- DATASET SECTION
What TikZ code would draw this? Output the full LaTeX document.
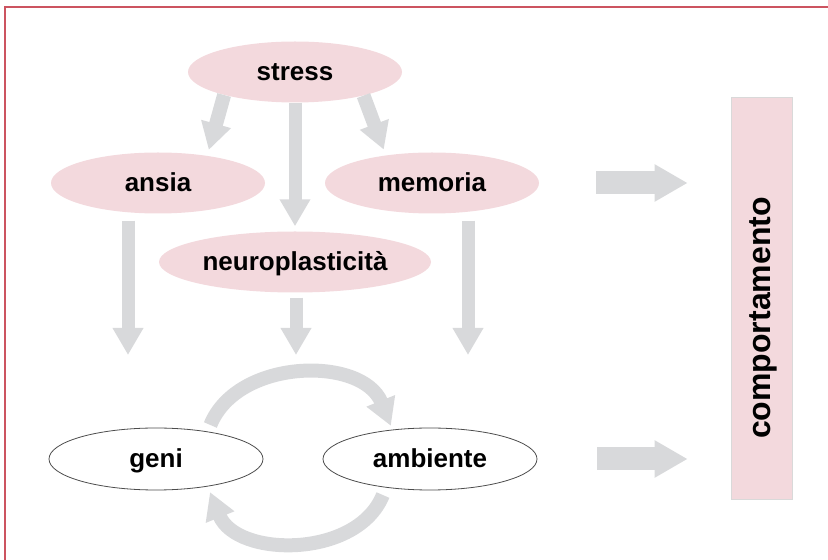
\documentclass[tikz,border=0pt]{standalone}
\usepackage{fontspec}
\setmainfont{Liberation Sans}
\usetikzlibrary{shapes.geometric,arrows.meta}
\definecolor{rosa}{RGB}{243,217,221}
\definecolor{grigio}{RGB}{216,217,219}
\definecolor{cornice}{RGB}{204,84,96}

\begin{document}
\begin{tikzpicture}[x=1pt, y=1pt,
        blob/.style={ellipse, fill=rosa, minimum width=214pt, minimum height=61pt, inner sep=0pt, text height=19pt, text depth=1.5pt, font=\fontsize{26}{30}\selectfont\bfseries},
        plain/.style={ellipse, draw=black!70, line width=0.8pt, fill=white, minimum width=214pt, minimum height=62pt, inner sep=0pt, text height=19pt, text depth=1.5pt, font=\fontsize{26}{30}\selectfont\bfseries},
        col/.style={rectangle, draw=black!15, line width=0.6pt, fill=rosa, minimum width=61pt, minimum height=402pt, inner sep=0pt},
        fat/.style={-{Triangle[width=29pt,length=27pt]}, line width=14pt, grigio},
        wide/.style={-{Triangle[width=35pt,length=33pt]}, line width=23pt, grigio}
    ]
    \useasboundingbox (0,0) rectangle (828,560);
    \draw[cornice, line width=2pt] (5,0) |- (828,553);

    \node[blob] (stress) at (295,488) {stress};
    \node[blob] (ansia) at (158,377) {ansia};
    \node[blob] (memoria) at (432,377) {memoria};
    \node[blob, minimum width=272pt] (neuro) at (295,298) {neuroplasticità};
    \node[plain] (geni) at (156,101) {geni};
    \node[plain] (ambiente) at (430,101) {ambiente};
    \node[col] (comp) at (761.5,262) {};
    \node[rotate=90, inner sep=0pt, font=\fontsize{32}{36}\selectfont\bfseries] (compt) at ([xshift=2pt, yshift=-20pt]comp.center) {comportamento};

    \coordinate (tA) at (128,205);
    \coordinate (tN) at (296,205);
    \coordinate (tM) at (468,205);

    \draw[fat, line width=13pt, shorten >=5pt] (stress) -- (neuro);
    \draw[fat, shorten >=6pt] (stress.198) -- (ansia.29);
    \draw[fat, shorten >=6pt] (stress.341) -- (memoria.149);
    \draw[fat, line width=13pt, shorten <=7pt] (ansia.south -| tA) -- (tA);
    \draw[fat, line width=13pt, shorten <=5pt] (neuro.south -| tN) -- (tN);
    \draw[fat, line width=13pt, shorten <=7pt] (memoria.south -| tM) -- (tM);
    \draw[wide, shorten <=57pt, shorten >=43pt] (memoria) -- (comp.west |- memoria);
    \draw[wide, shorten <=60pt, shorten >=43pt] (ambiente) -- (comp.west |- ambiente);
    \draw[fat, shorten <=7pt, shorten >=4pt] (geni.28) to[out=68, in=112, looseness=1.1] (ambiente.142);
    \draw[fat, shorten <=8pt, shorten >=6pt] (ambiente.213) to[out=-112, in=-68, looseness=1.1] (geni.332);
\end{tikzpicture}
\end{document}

- GIVEN REQUEST
Output the data above without changes, apart from leaving out the pictures.

- CORRECT OUTPUT
What TikZ code would draw this? Output the full LaTeX document.
\documentclass[tikz,border=0pt]{standalone}
\usepackage{fontspec}
\setmainfont{Liberation Sans}
\usetikzlibrary{shapes.geometric,arrows.meta}
\definecolor{rosa}{RGB}{243,217,221}
\definecolor{grigio}{RGB}{216,217,219}
\definecolor{cornice}{RGB}{204,84,96}

\begin{document}
\begin{tikzpicture}[x=1pt, y=1pt,
        blob/.style={ellipse, fill=rosa, minimum width=214pt, minimum height=61pt, inner sep=0pt, text height=19pt, text depth=1.5pt, font=\fontsize{26}{30}\selectfont\bfseries},
        plain/.style={ellipse, draw=black!70, line width=0.8pt, fill=white, minimum width=214pt, minimum height=62pt, inner sep=0pt, text height=19pt, text depth=1.5pt, font=\fontsize{26}{30}\selectfont\bfseries},
        col/.style={rectangle, draw=black!15, line width=0.6pt, fill=rosa, minimum width=61pt, minimum height=402pt, inner sep=0pt},
        fat/.style={-{Triangle[width=29pt,length=27pt]}, line width=14pt, grigio},
        wide/.style={-{Triangle[width=35pt,length=33pt]}, line width=23pt, grigio}
    ]
    \useasboundingbox (0,0) rectangle (828,560);
    \draw[cornice, line width=2pt] (5,0) |- (828,553);

    \node[blob] (stress) at (295,488) {stress};
    \node[blob] (ansia) at (158,377) {ansia};
    \node[blob] (memoria) at (432,377) {memoria};
    \node[blob, minimum width=272pt] (neuro) at (295,298) {neuroplasticità};
    \node[plain] (geni) at (156,101) {geni};
    \node[plain] (ambiente) at (430,101) {ambiente};
    \node[col] (comp) at (761.5,262) {};
    \node[rotate=90, inner sep=0pt, font=\fontsize{32}{36}\selectfont\bfseries] (compt) at ([xshift=2pt, yshift=-20pt]comp.center) {comportamento};

    \coordinate (tA) at (128,205);
    \coordinate (tN) at (296,205);
    \coordinate (tM) at (468,205);

    \draw[fat, line width=13pt, shorten >=5pt] (stress) -- (neuro);
    \draw[fat, shorten >=6pt] (stress.198) -- (ansia.29);
    \draw[fat, shorten >=6pt] (stress.341) -- (memoria.149);
    \draw[fat, line width=13pt, shorten <=7pt] (ansia.south -| tA) -- (tA);
    \draw[fat, line width=13pt, shorten <=5pt] (neuro.south -| tN) -- (tN);
    \draw[fat, line width=13pt, shorten <=7pt] (memoria.south -| tM) -- (tM);
    \draw[wide, shorten <=57pt, shorten >=43pt] (memoria) -- (comp.west |- memoria);
    \draw[wide, shorten <=60pt, shorten >=43pt] (ambiente) -- (comp.west |- ambiente);
    \draw[fat, shorten <=7pt, shorten >=4pt] (geni.28) to[out=68, in=112, looseness=1.1] (ambiente.142);
    \draw[fat, shorten <=8pt, shorten >=6pt] (ambiente.213) to[out=-112, in=-68, looseness=1.1] (geni.332);
\end{tikzpicture}
\end{document}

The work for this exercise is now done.